Details matter. More than you might think.

Last Friday I ate at Silk, a very upscale Japanese restaurant in Midtown Atlanta. Overall it is a great restaurant. Great food, dramatic setting. But for Gods sake – wooden chopsticks?

This is a place with a $58 six-ounce steak. $36 sushi. A Japanese owner and a Japanese theme. And they bring out the $36 sushi with cheap, $4 chow mein chopsticks. Yes, those. The ones you have to break apart yourself and scrape until the splinters fall off. WITH THE STUPID PAPER WRAPPER.

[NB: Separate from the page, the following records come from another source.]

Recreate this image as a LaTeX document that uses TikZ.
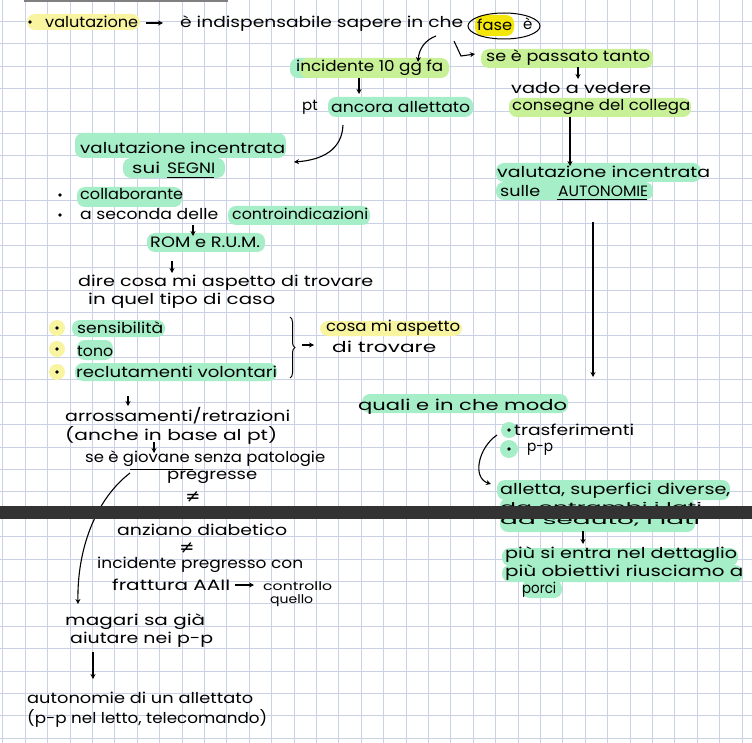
\documentclass[tikz,border=0pt]{standalone}
\usepackage{fontspec}
\usepackage{graphicx}
\usetikzlibrary{arrows.meta,decorations.pathreplacing}
\newfontfamily\hand{Poppins}
\newfontfamily\sym{DejaVu Sans}
\definecolor{mint}{RGB}{165,238,200}
\definecolor{lime}{RGB}{200,240,150}
\definecolor{paley}{RGB}{248,244,160}
\definecolor{brighty}{RGB}{245,230,10}
\definecolor{gridc}{RGB}{200,210,228}
\definecolor{barc}{RGB}{51,51,51}
\newsavebox\fwbox
\newlength\fwlen
\newcommand\fw[2]{\sbox\fwbox{#2}\setlength\fwlen{\wd\fwbox}\pgfmathsetmacro\fwf{#1/\fwlen}\scalebox{\fwf}[1]{\usebox\fwbox}}
\begin{document}
\begin{tikzpicture}[x=1pt,y=1pt,
  txt/.style={inner sep=0pt,anchor=west,font=\hand\fontsize{15}{17}\selectfont},
  stxt/.style={inner sep=0pt,anchor=west,font=\hand\fontsize{12}{13}\selectfont},
  neq/.style={inner sep=0pt,font=\sym\fontsize{18}{19}\selectfont},
  arr/.style={line width=1.1pt,-{Stealth[length=5pt,width=5pt]}},
  hl/.style={rounded corners=8pt},
  uline/.style={line width=1pt}]
\useasboundingbox (0,0) rectangle (752,-743);
\fill[white] (0,0) rectangle (752,-743);
% grid
\foreach \i in {0,...,33} {\draw[gridc,line width=0.7pt] ({2.8+22.4*\i},0) -- ({2.8+22.4*\i},-743);}
\foreach \j in {0,...,33} {\draw[gridc,line width=0.7pt] (0,{-(21.4+22.4*\j)}) -- (752,{-(21.4+22.4*\j)});}
\draw[gray,line width=1.6pt] (24,-0.8) -- (228,-0.8);
% highlights
\fill[paley,hl] (27,-14) rectangle (140,-30);
\fill[brighty,hl] (475,-15) rectangle (514,-36);
\fill[mint,hl] (290,-58) rectangle (330,-78);
\fill[lime,hl] (300,-58) rectangle (449,-78);
\fill[lime,hl] (481,-49) rectangle (653,-68);
\fill[mint,hl] (328,-97) rectangle (473,-117);
\fill[mint,hl] (75,-133) rectangle (286,-158);
\fill[mint,hl] (123,-158) rectangle (225,-178);
\fill[mint,hl] (77,-187) rectangle (182,-207);
\fill[mint,hl] (228,-206) rectangle (370,-225);
\fill[mint,hl] (147,-233) rectangle (265,-252);
\fill[mint,hl] (72,-320) rectangle (165,-337);
\fill[mint,hl] (77,-340) rectangle (113,-360);
\fill[mint,hl] (75,-363) rectangle (277,-381);
\foreach \yy in {328,349,372} {\fill[paley] (57,-\yy) circle (8);}
\fill[paley,hl] (320,-321) rectangle (462,-336);
\fill[lime,hl] (509,-98) rectangle (691,-117);
\fill[mint,hl] (496,-163) rectangle (701,-182);
\fill[mint,hl] (496,-182) rectangle (653,-200);
\fill[mint,hl] (362,-394) rectangle (568,-413);
\fill[mint] (509,-430) circle (8);
\fill[mint] (509,-449) circle (9);
\fill[mint,hl] (497,-480) rectangle (730,-500);
\fill[mint,hl] (500,-498) rectangle (695,-532);
\fill[mint,hl] (502,-548) rectangle (738,-566);
\fill[mint,hl] (502,-565) rectangle (743,-582);
\fill[mint,hl] (522,-580) rectangle (562,-598);
% bullets
\foreach \bx/\by in {30/22,60/195,60/215,57/328,57/349,57/372,509/430,509/449} {\fill (\bx,-\by) circle (1.9);}
% texts left/top
\node[txt] (t1) at (45,-22) {\fw{93}{valutazione}};
\node[txt] (t2) at (180,-24) {\fw{283}{è indispensabile sapere in che}};
\node[txt] (t3) at (477,-25) {\fw{35}{fase}};
\node[txt] (t4) at (523,-24) {è};
\draw[line width=1pt] (504,-26) ellipse (36 and 13);
\node[txt] (t5) at (296,-68) {\fw{147}{incidente 10 gg fa}};
\node[txt] (t6) at (486,-58) {\fw{164}{se è passato tanto}};
\node[txt] (t7) at (302,-107) {pt};
\node[txt] (t7b) at (331,-107) {\fw{139}{ancora allettato}};
\node[txt] (t8) at (80,-148) {\fw{205}{valutazione incentrata}};
\node[txt] (t9) at (132,-168) {\fw{28}{sui}};
\node[txt] (t9b) at (167,-168) {\fw{48}{SEGNI}};
\draw[uline] (167,-178) -- (214,-178);
\node[txt] (t10) at (80,-194) {\fw{103}{collaborante}};
\node[txt] (t11) at (80,-214) {\fw{138}{a seconda delle}};
\node[txt] (t11b) at (232,-214) {\fw{136}{controindicazioni}};
\node[txt] (t12) at (150,-242) {\fw{110}{ROM e R.U.M.}};
\node[txt] (t13) at (78,-283) {\fw{295}{dire cosa mi aspetto di trovare}};
\node[txt] (t14) at (88,-301) {\fw{187}{in quel tipo di caso}};
\node[txt] (t15) at (77,-328) {\fw{86}{sensibilità}};
\node[txt] (t16) at (77,-351) {\fw{36}{tono}};
\node[txt] (t17) at (76,-372) {\fw{201}{reclutamenti volontari}};
\draw[decorate,decoration={brace,amplitude=5pt},line width=1pt] (290,-317) -- (290,-378);
\node[txt] (t18) at (326,-328) {\fw{134}{cosa mi aspetto}};
\node[txt] (t19) at (332,-347) {\fw{104}{di trovare}};
\node[txt] (t20) at (65,-416) {\fw{225}{arrossamenti/retrazioni}};
\node[txt] (t21) at (65,-435) {\fw{212}{(anche in base al pt)}};
\node[txt] (t22) at (85,-459) {\fw{240}{se è giovane senza patologie}};
\draw[uline] (130,-469) -- (193,-469);
\node[txt] (t23) at (167,-477) {\fw{90}{pregresse}};
\node[neq] (n1) at (193,-497) {≠};
\node[txt] (t25) at (117,-530) {\fw{170}{anziano diabetico}};
\node[neq] (n2) at (187,-548) {≠};
\node[txt] (t27) at (97,-565) {\fw{206}{incidente pregresso con}};
\node[txt] (t28) at (112,-585) {\fw{118}{frattura AAII}};
\node[stxt] (t28b) at (263,-586) {\fw{69}{controllo}};
\node[stxt] (t28c) at (270,-601) {\fw{43}{quello}};
\node[txt] (t29) at (65,-622) {\fw{140}{magari sa già}};
\node[txt] (t30) at (70,-640) {\fw{143}{aiutare nei p-p}};
\node[txt] (t31) at (27,-698) {\fw{226}{autonomie di un allettato}};
\node[txt] (t32) at (27,-718) {\fw{240}{(p-p nel letto, telecomando)}};
% right texts
\node[txt] (t33) at (511,-88) {\fw{140}{vado a vedere}};
\node[txt] (t34) at (512,-107) {\fw{178}{consegne del collega}};
\node[txt] (t35) at (497,-172) {\fw{213}{valutazione incentrata}};
\node[txt] (t36) at (500,-191) {\fw{40}{sulle}};
\node[txt] (t36b) at (558,-191) {\fw{90}{AUTONOMIE}};
\draw[uline] (557,-200) -- (647,-200);
\node[txt] (t37) at (358,-407) {\fw{209}{quali e in che modo}};
\node[txt] (t38) at (514,-430) {\fw{120}{trasferimenti}};
\node[txt] (t39) at (527,-449) {\fw{26}{p-p}};
\node[txt] (t40) at (500,-491) {\fw{230}{alletta, superfici diverse,}};
\node[stxt] (t41) at (500,-507) {\fw{202}{da entrambi i lati}};
\node[stxt] (t42) at (500,-521) {\fw{200}{da seduto, i lati}};
\node[txt] (t43) at (505,-555) {\fw{232}{più si entra nel dettaglio}};
\node[txt] (t44) at (505,-573) {\fw{238}{più obiettivi riusciamo a}};
\node[txt] (t45) at (522,-590) {\fw{34}{porci}};
% arrow coordinates
\coordinate (a1s) at (146,-23); \coordinate (a1e) at (163,-23);
\coordinate (a2s) at (436,-36); \coordinate (a2e) at (418,-62);
\coordinate (a3s) at (454,-41); \coordinate (a3m) at (461,-56); \coordinate (a3e) at (475,-54);
\coordinate (a4s) at (359,-78); \coordinate (a4e) at (359,-94);
\coordinate (a5s) at (343,-125); \coordinate (a5e) at (294,-162);
\coordinate (a6s) at (578,-67); \coordinate (a6e) at (578,-79);
\coordinate (a7s) at (570,-117); \coordinate (a7e) at (570,-166);
\coordinate (a8s) at (193,-225); \coordinate (a8e) at (193,-236);
\coordinate (a9s) at (172,-261); \coordinate (a9e) at (172,-273);
\coordinate (a10s) at (302,-345); \coordinate (a10e) at (314,-345);
\coordinate (a11s) at (128,-396); \coordinate (a11e) at (128,-406);
\coordinate (a12s) at (154,-442); \coordinate (a12e) at (154,-453);
\coordinate (a13s) at (130,-473); \coordinate (a13e) at (78,-604);
\coordinate (a14s) at (235,-585); \coordinate (a14e) at (254,-585);
\coordinate (a15s) at (93,-652); \coordinate (a15e) at (93,-679);
\coordinate (a16s) at (593,-222); \coordinate (a16e) at (593,-377);
\coordinate (a17s) at (497,-435); \coordinate (a17e) at (491,-484);
\coordinate (a18s) at (583,-531); \coordinate (a18e) at (583,-544);
\draw[arr] (a1s) -- (a1e);
\draw[arr] (a2s) .. controls (425,-40) and (419,-49) .. (a2e);
\draw[arr] (a3s) -- (a3m) -- (a3e);
\draw[arr] (a4s) -- (a4e);
\draw[arr] (a5s) .. controls (342,-150) and (322,-160) .. (a5e);
\draw[arr] (a6s) -- (a6e);
\draw[arr] (a7s) -- (a7e);
\draw[arr] (a8s) -- (a8e);
\draw[arr] (a9s) -- (a9e);
\draw[arr] (a10s) -- (a10e);
\draw[arr] (a11s) -- (a11e);
\draw[arr] (a12s) -- (a12e);
\draw[arr] (a13s) .. controls (95,-500) and (77,-550) .. (a13e);
\draw[arr] (a14s) -- (a14e);
\draw[arr] (a15s) -- (a15e);
\draw[arr] (a16s) -- (a16e);
\draw[arr] (a17s) .. controls (478,-448) and (472,-478) .. (a17e);
\draw[arr] (a18s) -- (a18e);
% dark bar
\fill[barc] (0,-506) rectangle (752,-519);
\end{tikzpicture}
\end{document}
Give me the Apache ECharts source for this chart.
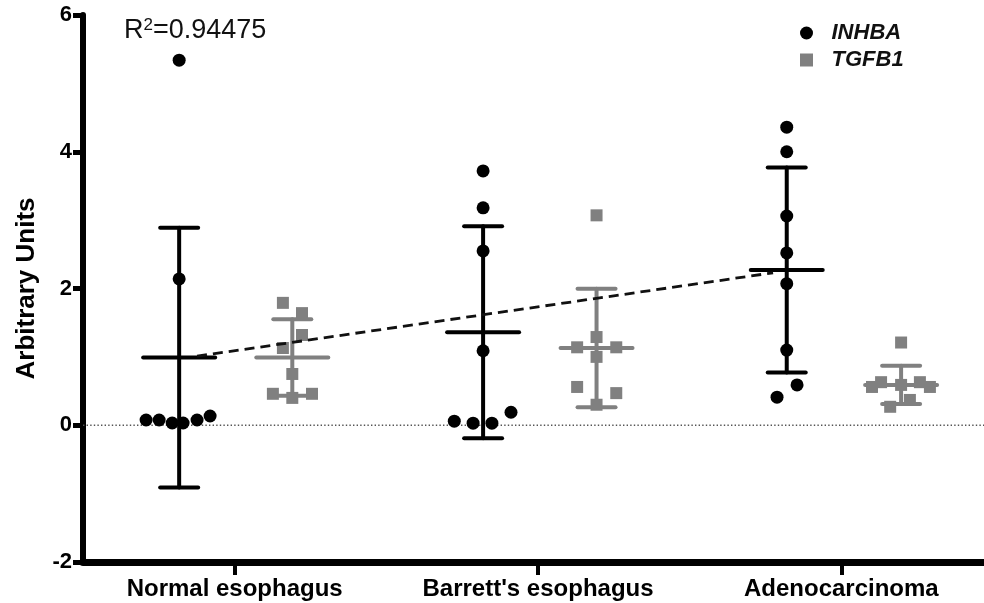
<!DOCTYPE html>
<html>
<head>
<meta charset="utf-8">
<script src="https://cdn.jsdelivr.net/npm/echarts@6/dist/echarts.min.js"></script>
<style>
  html, body { margin: 0; padding: 0; background: #fff; }
  #chart { width: 984px; height: 603px; }
</style>
</head>
<body>
<div id="chart"></div>
<script>
// ---- data ----
const categories = ["Normal esophagus", "Barrett's esophagus", "Adenocarcinoma"];
const categoryPos = [0.5, 1.5, 2.5];   // group centres on the x scale
const xMax = 2.9703;                   // axis runs past the right edge of the picture
const yTicks = [-2, 0, 2, 4, 6];

// INHBA individual points (x = position along the group axis, y = value)
const inhbaX = [0.317, 0.317, 0.208, 0.251, 0.294, 0.330, 0.376, 0.419,
                1.319, 1.319, 1.319, 1.319, 1.224, 1.286, 1.348, 1.411,
                2.320, 2.320, 2.320, 2.320, 2.320, 2.320, 2.354, 2.288];
const inhbaY = [5.34, 2.14, 0.077, 0.077, 0.033, 0.033, 0.077, 0.135,
                3.72, 3.18, 2.55, 1.09, 0.06, 0.03, 0.03, 0.19,
                4.36, 4.00, 3.06, 2.52, 2.07, 1.10, 0.59, 0.41];

// TGFB1 individual points
const tgfb1X = [0.659, 0.722, 0.722, 0.659, 0.690, 0.626, 0.690, 0.755,
                1.693, 1.693, 1.629, 1.758, 1.693, 1.629, 1.758, 1.693,
                2.697, 2.631, 2.759, 2.601, 2.792, 2.697, 2.726, 2.661];
const tgfb1Y = [1.79, 1.64, 1.32, 1.13, 0.75, 0.46, 0.40, 0.46,
                3.07, 1.29, 1.14, 1.14, 1.00, 0.56, 0.47, 0.30,
                1.21, 0.63, 0.63, 0.56, 0.56, 0.59, 0.37, 0.27];

// Mean ± SD per group
const inhbaMeanX = [0.317, 1.319, 2.320];
const inhbaMean  = [0.99, 1.36, 2.27];
const inhbaSD    = [1.90, 1.55, 1.50];
const tgfb1MeanX = [0.690, 1.693, 2.697];
const tgfb1Mean  = [0.99, 1.13, 0.59];
const tgfb1SD    = [0.56, 0.865, 0.28];

// Linear trend of INHBA means
const trendX = [0.376, 2.275];
const trendY = [1.01, 2.23];
const r2Value = '0.94475';

// zero reference line
const zeroX = [0, xMax];
const zeroY = [0, 0];

// ---- chart ----
const BLACK = '#000000';
const GRAY = '#808080';
const FONT = 'Liberation Sans, Arial, Helvetica, sans-serif';

function zip(xs, ys) { return xs.map((x, i) => [x, ys[i]]); }

function errorBars(name, color, xs, means, sds) {
  return {
    type: 'custom',
    name: name,
    xAxisIndex: 0,
    yAxisIndex: 0,
    silent: true,
    z: 3,
    data: xs.map((x, i) => [x, means[i], sds[i]]),
    renderItem: function (params, api) {
      const x = api.value(0), m = api.value(1), s = api.value(2);
      const c = api.coord([x, m]);
      const t = api.coord([x, m + s]);
      const b = api.coord([x, m - s]);
      const style = { stroke: color, lineWidth: 4, lineCap: 'round' };
      const mw = 36, cw = 19;
      return {
        type: 'group',
        children: [
          { type: 'line', shape: { x1: t[0], y1: t[1], x2: b[0], y2: b[1] }, style: style },
          { type: 'line', shape: { x1: c[0] - mw, y1: c[1], x2: c[0] + mw, y2: c[1] }, style: style },
          { type: 'line', shape: { x1: t[0] - cw, y1: t[1], x2: t[0] + cw, y2: t[1] }, style: style },
          { type: 'line', shape: { x1: b[0] - cw, y1: b[1], x2: b[0] + cw, y2: b[1] }, style: style }
        ]
      };
    }
  };
}

const chart = echarts.init(document.getElementById('chart'), null, { renderer: 'canvas' });

chart.setOption({
  backgroundColor: '#ffffff',
  animation: false,
  textStyle: { fontFamily: FONT },
  title: {
    text: '{r|R}{s|2}{r|=' + r2Value + '}',
    left: 124,
    top: 17,
    padding: 0,
    textStyle: {
      fontFamily: FONT, fontSize: 27, fontWeight: 'normal', color: '#111',
      rich: {
        r: { fontFamily: FONT, fontSize: 27, color: '#111' },
        s: { fontFamily: FONT, fontSize: 17, color: '#111', verticalAlign: 'top', padding: [0, 0, 8, 0] }
      }
    }
  },
  legend: {
    orient: 'vertical',
    left: 800,
    top: 22,
    itemWidth: 40,
    itemHeight: 13,
    itemGap: 5,
    padding: 0,
    selectedMode: false,
    textStyle: { fontFamily: FONT, fontSize: 22, fontWeight: 'bold', fontStyle: 'italic', color: '#111' },
    data: [
      { name: 'INHBA', icon: 'circle', itemStyle: { color: BLACK } },
      { name: 'TGFB1', icon: 'path://M0,0H12V12H0Z', itemStyle: { color: GRAY } }
    ]
  },
  grid: { left: 83, top: 15, right: 0, height: 547, containLabel: false, outerBoundsMode: 'none' },
  xAxis: {
    type: 'value',
    min: 0,
    max: xMax,
    axisLine: { show: true, onZero: false, lineStyle: { color: BLACK, width: 7 } },
    axisTick: { show: true, inside: false, customValues: categoryPos, length: 13, lineStyle: { color: BLACK, width: 4 } },
    axisLabel: {
      show: true,
      customValues: categoryPos,
      formatter: function (v) {
        const i = categoryPos.findIndex(p => Math.abs(p - v) < 1e-6);
        return i >= 0 ? categories[i] : '';
      },
      color: BLACK, fontFamily: FONT, fontSize: 24, fontWeight: 'bold', margin: 15,
      hideOverlap: false
    },
    splitLine: { show: false }
  },
  yAxis: {
    type: 'value',
    min: yTicks[0],
    max: yTicks[yTicks.length - 1],
    interval: 2,
    name: 'Arbitrary Units',
    nameLocation: 'middle',
    nameRotate: 90,
    nameGap: 43,
    nameTextStyle: { color: BLACK, fontFamily: FONT, fontSize: 26, fontWeight: 'bold' },
    axisLine: { show: true, onZero: false, lineStyle: { color: BLACK, width: 6 } },
    axisTick: { show: true, length: 10, lineStyle: { color: BLACK, width: 5 } },
    axisLabel: { color: BLACK, fontFamily: FONT, fontSize: 22, fontWeight: 'bold', margin: 11 },
    splitLine: { show: false }
  },
  series: [
    {
      name: 'zero',
      type: 'line',
      data: zip(zeroX, zeroY),
      symbol: 'none',
      silent: true,
      z: 1,
      lineStyle: { color: '#555', width: 1.4, type: [1.4, 2.2] }
    },
    errorBars('INHBA_sd', BLACK, inhbaMeanX, inhbaMean, inhbaSD),
    errorBars('TGFB1_sd', GRAY, tgfb1MeanX, tgfb1Mean, tgfb1SD),
    {
      name: 'INHBA',
      type: 'scatter',
      symbol: 'circle',
      symbolSize: 13,
      z: 4,
      itemStyle: { color: BLACK, opacity: 1 },
      data: zip(inhbaX, inhbaY)
    },
    {
      name: 'TGFB1',
      type: 'scatter',
      symbol: 'rect',
      symbolSize: 12,
      z: 4,
      itemStyle: { color: GRAY, opacity: 1 },
      data: zip(tgfb1X, tgfb1Y)
    },
    {
      name: 'trend',
      type: 'line',
      data: zip(trendX, trendY),
      symbol: 'none',
      silent: true,
      z: 6,
      lineStyle: { color: '#111', width: 2.8, type: [10, 6] }
    }
  ]
});
</script>
</body>
</html>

And you know what? The sushi was great. The whole meal was great. But none of us could talk about anything but those damn chopsticks. Ranting, Ranting! all the way home. Did they mean to set us off like that? Did they mean to convey a sense of disrespect? Of getting ripped-off? I doubt it. They probably thought of it as nothing more than a detail. A trivial matter. But they should know better. Everyone knows that 2 oz of raw fish costs $.50. People are paying for an experience, and they’re willing to shell out good money for it. Another few cents and we would have left raving.

iPods are $500. Dell MP3 players are $200. Dell is losing, and they don’t know why. After all, Dell has Apple beat on everything – except the details. More storage, longer battery life, and enough money left over to buy 30 albums. And Dell has sold a grand total of 11 MP3 players to Apple’s 20 million. It’s all details – from the texture of the clickwheel, right down to the box. In fact, every person I know keeps the box when they buy an Apple product. You just can’t help it because it’s too cool to throw away. The Apple box is just like the new car smell. Logically meaningless, but emotionally sublime. A detail.

Don’t run a restaurant? Don’t sell consumer electronics? No matter. What does your proposal look like? Are you selling a $50,000 product with a proposal that looks like a 9-year old PowerPoint? Are your people answering the phone like it’s an imposition? Putting my sweater in the bag without tissue paper? All  details, but with an exponential value on how your product (or service) is perceived.

I started thinking about it the next day, and here’s the thing:
I judged a nearly perfect restaurant experience as a failure because of one detail. How many of those details are being missed in my business? 3? 15? 125? More than one I’ll bet. I pledged right then to pour over every detail of our clients experience relentlessly. If I can get it down to one last detail, I’ll be pretty happy. And then I’ll crush that detail like a rotten egg.

Details matter. They may be the only things left.